Monday, May 24, 2010

NOAA meets on benefits of improved 3D positioning


Nautical charts have all a horizontal datum.
On a global basis, the International Hydrographic Organization (IHO) designated the use of the World Geodetic System (WGS) as the universal datum.
Since then, the horizontal features have been based on WGS 84 or in other geodetic reference systems which are compatible, such as NAD 83 (in the US) or the ITRF combined with the GRS80 ellipsoid.

But what about heights ?

Nautical charts have depths referred to different tidal surfaces, which may vary from chart to chart. Tide heights are given relative to the "datum" which in most cases is one of different benchmarks corresponding to low tides of varying extremeness.
In the United States, Mean Lower Low Water (MLLW) is the typical low water reference surface (MLWS in Nederlands, LAT in Germany...)
By the way, to support harbor and river navigation, bridge clearances are also typically referenced to mean high water (MHW): not to a low water...

Vertical datum used by software covering the whole planet (such as Google Earth) is the WGS84 EGM96 Geoid which gives altitudes in meters above sea level (MSL) while seafloor mapping software (Hypack, Olex...) reference bathymetric survey data to Low Water vertical datums...

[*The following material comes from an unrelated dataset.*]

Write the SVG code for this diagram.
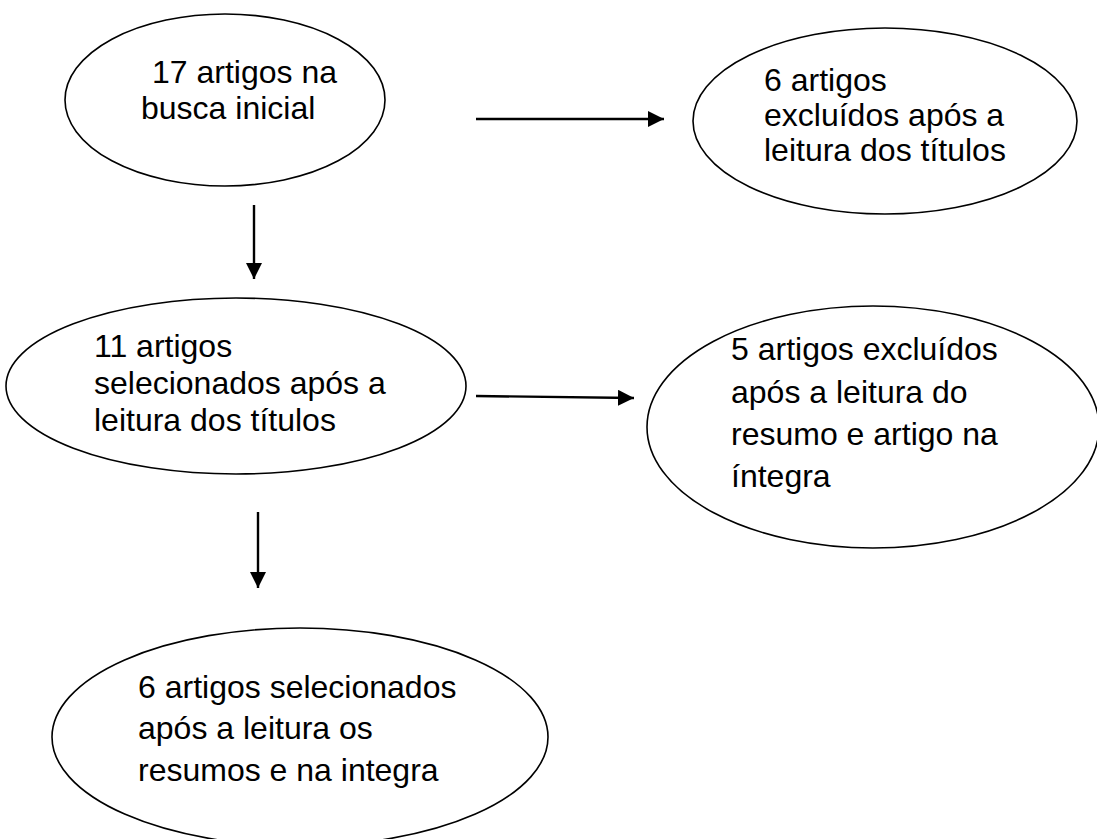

In a goal of uniformity, seamless VDatum software emerges to cover all of the U.S. coastal areas out to 25 nautical miles from land. The availability of VDatum nationwide will enable bathymetric, topographic and coastline data to be easily transformed and assembled in a manner that complements dissemination through national databases.

Last week the National Oceanic and Atmospheric Administration held a Federal Geospatial Summit in Maryland to discuss the proposed improvements to the National Spatial Reference System (NSRS) in the US.
The meeting discussed how the replacement of the North American Datum of 1983 (NAD83) and the North American Vertical Datum of 1988 (NAVD88) will positively impact measurement and operations.

The agency recently received the findings of an independent study that shows the benefits to the U.S. economy for better positioning.
The study found that the NSRS provides a benefit of more than $2.4 billion annually to the U.S. economy, and that an additional $522 million in economic benefits could be realized by improving the precision of elevation measurements, with an estimated $240 million saved by improved floodplain management.

The existing vertical datum means elevation errors from 16 inches to 6 feet at sea level.
The improved Gravity for the Redefinition of the American Vertical Datum (GRAV-D) reference system would improve that error to under an inch.